# General Mandolin Topics > eBay, Craig's List, etc. >  A "Gilchrist" for under 9K !?!

## Capt. E

Want a Gilchrist for under 9K??  Very interesting F-4 conversion...new soundboard etc etc...  Unique instrument
http://www.ebay.com/itm/GIBSON-1920-...item4ad86b03c8

----------


## PJ Doland

This thing keeps popping up for sale _over and over again_.
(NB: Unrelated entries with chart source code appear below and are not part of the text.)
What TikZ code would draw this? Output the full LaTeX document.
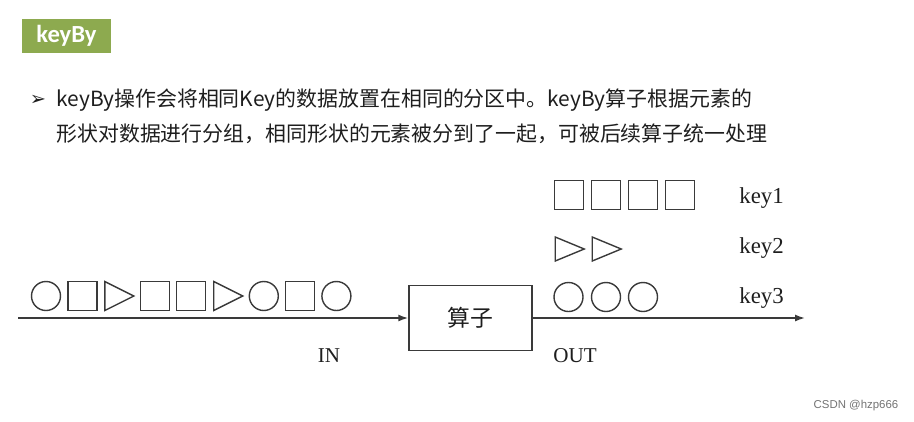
\documentclass[tikz,border=0pt]{standalone}
\usepackage{fontspec}
\setmainfont{Liberation Serif}
\newfontfamily\cjk{Noto Sans CJK SC}
\newfontfamily\tagfont{Carlito}
\newfontfamily\symfont{DejaVu Sans}
\newfontfamily\markfont{Liberation Sans}
\usepackage{tikz}
\usetikzlibrary{shapes.geometric,arrows.meta,positioning}
\definecolor{tagGreen}{HTML}{8DAA4F}
\definecolor{inkGray}{HTML}{3A3A3A}
\definecolor{textInk}{HTML}{1E1E1E}

\begin{document}
\begin{tikzpicture}[
  elcirc/.style={circle,draw=inkGray,line width=0.8pt,minimum size=0.58cm,inner sep=0pt},
  elsq/.style={rectangle,draw=inkGray,line width=0.8pt,minimum size=0.58cm,inner sep=0pt},
  eltri/.style={isosceles triangle,isosceles triangle stretches,draw=inkGray,
    line width=0.8pt,minimum width=0.58cm,minimum height=0.58cm,inner sep=0pt,
    anchor=west,xshift=-0.29cm},
  keylabel/.style={anchor=west,inner sep=0pt,text=textInk,font=\fontsize{13}{15}\selectfont},
  flow/.style={draw=inkGray,line width=0.85pt,-{Latex[length=2mm,width=1.4mm]}}
]
\useasboundingbox (0,0) rectangle (18.28,-8.42);

% Title tag and text
\node[fill=tagGreen,minimum width=1.78cm,minimum height=0.68cm,inner sep=0pt,text=white,
  font=\tagfont\bfseries\fontsize{14}{16}\selectfont] (tag) at (1.33,-0.72) {keyBy};
\node[inner sep=0pt,text=textInk,font=\symfont\bfseries\fontsize{11}{13}\selectfont] (bullet) at (0.76,-2.0) {➢};
\node[anchor=west,inner sep=0pt,text=textInk,font=\cjk\fontsize{11.9}{14}\selectfont] (line1) at (1.12,-2.0)
  {keyBy操作会将相同Key的数据放置在相同的分区中。keyBy算子根据元素的};
\node[anchor=west,inner sep=0pt,text=textInk,font=\cjk\fontsize{11.9}{14}\selectfont] (line2) at (1.12,-2.68)
  {形状对数据进行分组，相同形状的元素被分到了一起，可被后续算子统一处理};

% Input stream
\foreach \s [count=\i] in {elcirc,elsq,eltri,elsq,elsq,eltri,elcirc,elsq,elcirc}
  \node[\s] (in\i) at ({0.92+(\i-1)*0.726},-5.92) {};

% Operator
\coordinate (start) at (0.36,-6.36);
\coordinate (stop) at (16.10,-6.36);
\node[draw=inkGray,line width=0.85pt,minimum width=2.46cm,minimum height=1.30cm,
  font=\cjk\fontsize{13}{15}\selectfont,text=textInk] (op) at (9.41,-6.36) {算子};
\draw[flow] (start) -- (op.west);
\draw[flow] (op.east) -- (stop);
\node[text=textInk,font=\fontsize{12}{14}\selectfont] (inlbl) at (6.58,-7.12) {IN};
\node[text=textInk,font=\fontsize{12}{14}\selectfont] (outlbl) at (11.50,-7.12) {OUT};

% Output groups
\node[elsq] (ka1) at (11.38,-3.90) {};
\node[elsq] (ka2) at (12.12,-3.90) {};
\node[elsq] (ka3) at (12.86,-3.90) {};
\node[elsq] (ka4) at (13.60,-3.90) {};
\node[eltri,minimum width=0.48cm] (kb1) at (11.38,-4.98) {};
\node[eltri,minimum width=0.48cm] (kb2) at (12.12,-4.98) {};
\node[elcirc] (kc1) at (11.37,-5.94) {};
\node[elcirc] (kc2) at (12.12,-5.94) {};
\node[elcirc] (kc3) at (12.86,-5.94) {};
\node[keylabel] (key1) at (14.78,-3.96) {key1};
\node[keylabel] (key2) at (14.78,-4.96) {key2};
\node[keylabel] (key3) at (14.78,-5.96) {key3};

% Watermark
\node[text=black!55,font=\markfont\fontsize{6.5}{8}\selectfont] (mark) at (17.12,-8.12) {CSDN @hzp666};
\end{tikzpicture}
\end{document}
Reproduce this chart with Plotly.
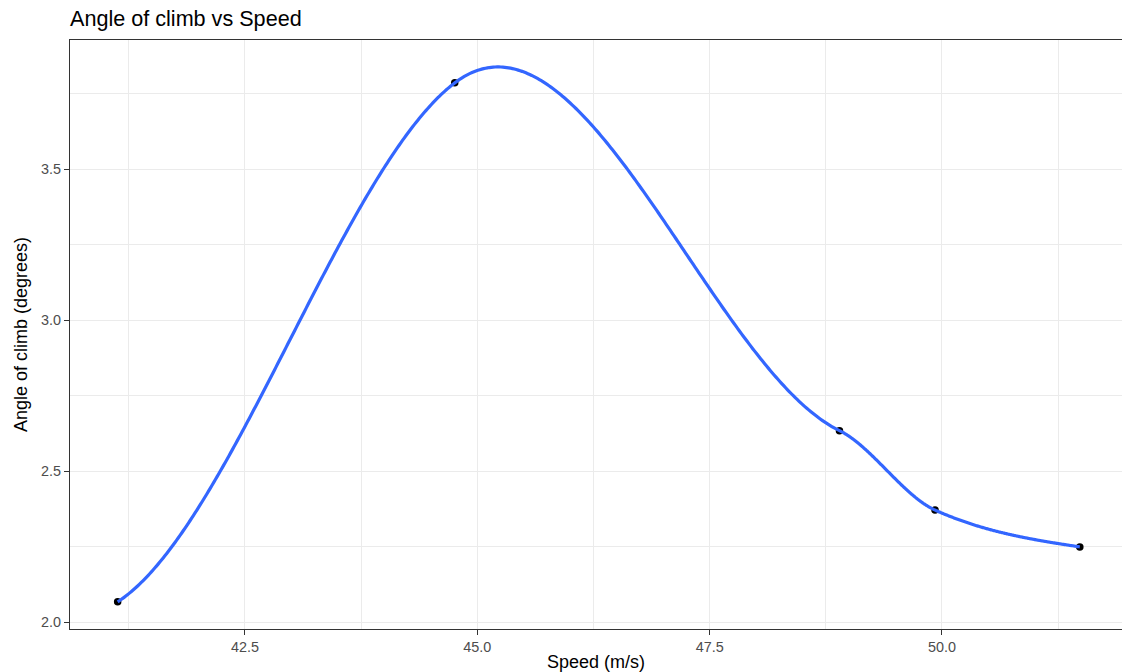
import numpy as np
import plotly.graph_objects as go

# Data points
speed = [41.130, 44.757, 48.897, 49.925, 51.483]
angle = [2.067, 3.786, 2.634, 2.371, 2.249]
# Tangent slope of the smoothed curve at each point
tangent_slope = [0.20, 0.235, -0.15, -0.139, -0.046]

x_ticks = [42.5, 45.0, 47.5, 50.0]
x_tick_labels = ["42.5", "45.0", "47.5", "50.0"]
x_minor = [41.25, 43.75, 46.25, 48.75, 51.25]
y_ticks = [2.0, 2.5, 3.0, 3.5]
y_tick_labels = ["2.0", "2.5", "3.0", "3.5"]
y_minor = [2.25, 2.75, 3.25, 3.75]

FONT = "Liberation Sans, Arial, sans-serif"


def hermite_curve(xs, ys, ms, n_per_seg=200):
    xo, yo = [], []
    for i in range(len(xs) - 1):
        h = xs[i + 1] - xs[i]
        t = np.linspace(0, 1, n_per_seg, endpoint=(i == len(xs) - 2))
        h00 = 2 * t**3 - 3 * t**2 + 1
        h10 = t**3 - 2 * t**2 + t
        h01 = -2 * t**3 + 3 * t**2
        h11 = t**3 - t**2
        yo.extend(h00 * ys[i] + h10 * h * ms[i] + h01 * ys[i + 1] + h11 * h * ms[i + 1])
        xo.extend(xs[i] + t * h)
    return xo, yo


curve_x, curve_y = hermite_curve(speed, angle, tangent_slope)

fig = go.Figure()
fig.add_trace(go.Scatter(
    x=speed, y=angle, mode="markers",
    marker=dict(color="black", size=7.5), showlegend=False,
))
fig.add_trace(go.Scatter(
    x=curve_x, y=curve_y, mode="lines",
    line=dict(color="#3366FF", width=3.2, simplify=False),
    hoverinfo="skip", showlegend=False,
))

axis_common = dict(
    showline=True, linecolor="#333333", linewidth=1, mirror=True,
    ticks="outside", ticklen=5, tickcolor="#333333", tickwidth=1,
    showgrid=True, gridcolor="#EBEBEB", gridwidth=1.4,
    zeroline=False,
    tickfont=dict(family=FONT, size=14.4, color="#4D4D4D"),
)

fig.update_layout(
    width=1122, height=672,
    margin=dict(l=70, r=0, t=40, b=43),
    paper_bgcolor="white", plot_bgcolor="white",
    title=dict(text="Angle of climb vs Speed", x=70/1122, xanchor="left",
               y=1 - 18/672, yanchor="middle",
               font=dict(family=FONT, size=21.6, color="black")),
    xaxis=dict(axis_common, range=[40.617, 51.937], tickvals=x_ticks,
               ticktext=x_tick_labels,
               minor=dict(showgrid=True, gridcolor="#EBEBEB", gridwidth=0.8,
                          tickvals=x_minor),
               title=dict(text="Speed (m/s)", standoff=5,
                          font=dict(family=FONT, size=18, color="black"))),
    yaxis=dict(axis_common, range=[1.977, 3.928], tickvals=y_ticks,
               ticktext=y_tick_labels,
               minor=dict(showgrid=True, gridcolor="#EBEBEB", gridwidth=0.8,
                          tickvals=y_minor),
               title=dict(text="Angle of climb (degrees)", standoff=8,
                          font=dict(family=FONT, size=18, color="black"))),
)

fig.write_html("out.html")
Has anyone played it? Is it a dud?

----------


## NoNickel

Not again, but still for sale.  This seller is a dealer in Canada.  I think he traded for a Bush.  He had it on ebay a couple months ago for over $9500 (i think) and now has reduced his price.  i would like to have bought it but not above $6,500 0r $7,000 but only if it really sounded like a Gil.  Problem with items like this is that the resale is so iffy, because you have to find someone who can get past a special history on the instrument, i.e. that it is not a Gibson or a Gil but a mash up of the two.  While everything I buy is potentially a keeper, you have to buy right, meaning what can you sell it for if you find something you like better.  I dont have to make money on it, but i cant afford to lose too much.  I dont think there are too many $8000 buyers for this one out there.  I think there would be a fair number at $6500-$7000.  JMHO

----------

dchernack

----------


## sgrexa

I am pretty sure this was for sale on the Cafe' in the last year or so for a lot less than 9K. I also recall asking the seller about this and was assured that it sounded very good. I think it is a solid buy at around 5-6K. 

Sean

----------

Dobe

----------


## sgarrity

I played it and didn't want to buy it.  It sounds like a decent Gibson Fern/F5L.  For $6k it's a cool story.  any more than that and no thanks.  YMMV

----------

dchernack, 

Dobe

----------


## jim simpson

I've wondered how the value would be determined (by the market, I guess) on conversions. I know the normal things that devalue an instruments such as refinishing, part change outs/non original parts so something like this has me guessing.  I suppose the same conversion by an unknown maker would be a different factor. 

I did evaluate an F-model by an unknown maker that was re-topped by Gilchrist. It didn't sound right to me. I've liked the Gilchrists that I've played but this one wasn't close.

----------


## Eddie Sheehy

I've responded to posts about this before, but here goes.
Firstly, it has not been for sale " a lot", it was first sold for $11,000 - that I remember - a couple of year's ago.  The guy that bought it ended up selling most of his stuff - including his house, the Gil/gib, an Ellis A, etc.  The Ellis and the Gil/gib for quite a bargain price...
The Gil/gib is a bona Fide 1920 f4 retopped and converted to an F5 by Steve in 1996 - x-braced.   Having played it I'd rate it much better than 3 F5L's I've owned and nicer than a Sam Bush I've owned.  I've only plagued a Gil F5 briefly so I can't really comment on that comparison.  By and large, expensive mandolins are wasted on me.  I sold it on to the dealer in Canada - he has had it since.  that's 3 owners in as many years, but only one of us bought it to keep, and that was the first guy - there have been more posts about this instrument than it's had owners.  Mandolins over 5K do not sell overnight - Sam Bush's at 50% of retail sit for quite a while regardless of the bargain that they are.  An Altman at an unbelievable low price sat for quite a while in The Classifieds.  Tone and sound are very subjective.  If you want to get a feel for an instrument you have to play it yourself.  Gils aren't everyone's cup of tea, neither are Gibson's, a Gil/Gib is going to appeal to a select few.

----------

Ed Goist, 

mandomedic, 

Paul Statman

----------


## mtucker

I've never played it but my educated guess is that Steve wouldn't have let it out of his sight until it sounded really good …that's simply the only way he rolls ..  :Grin:

----------


## Capt. E

A Gilchrist and this instrument would probably be wasted on me as well, but I sure enjoy hearing a master player exercise their possibilities...  Be nice to try it out someday. I have played a Gilchrist F-4 before (oval hole and all) and found it rather nice, but not wonderful. Of course, F-5's are another world.

----------


## lenf12

Gils, like all the other higher end mandolins, are an acquired taste. I would bet money that a Gilchrist "restoration" would net more  in resale value than a Gilchrist "conversion". Just my opinion....

Len B.
Clearwater, FL

----------


## AlanN

That would be a wager I would do... :Whistling:

----------


## lenf12

There are still 2 days left on this auction. Only time will tell  :Wink: 

Len B.
Clearwater, FL

----------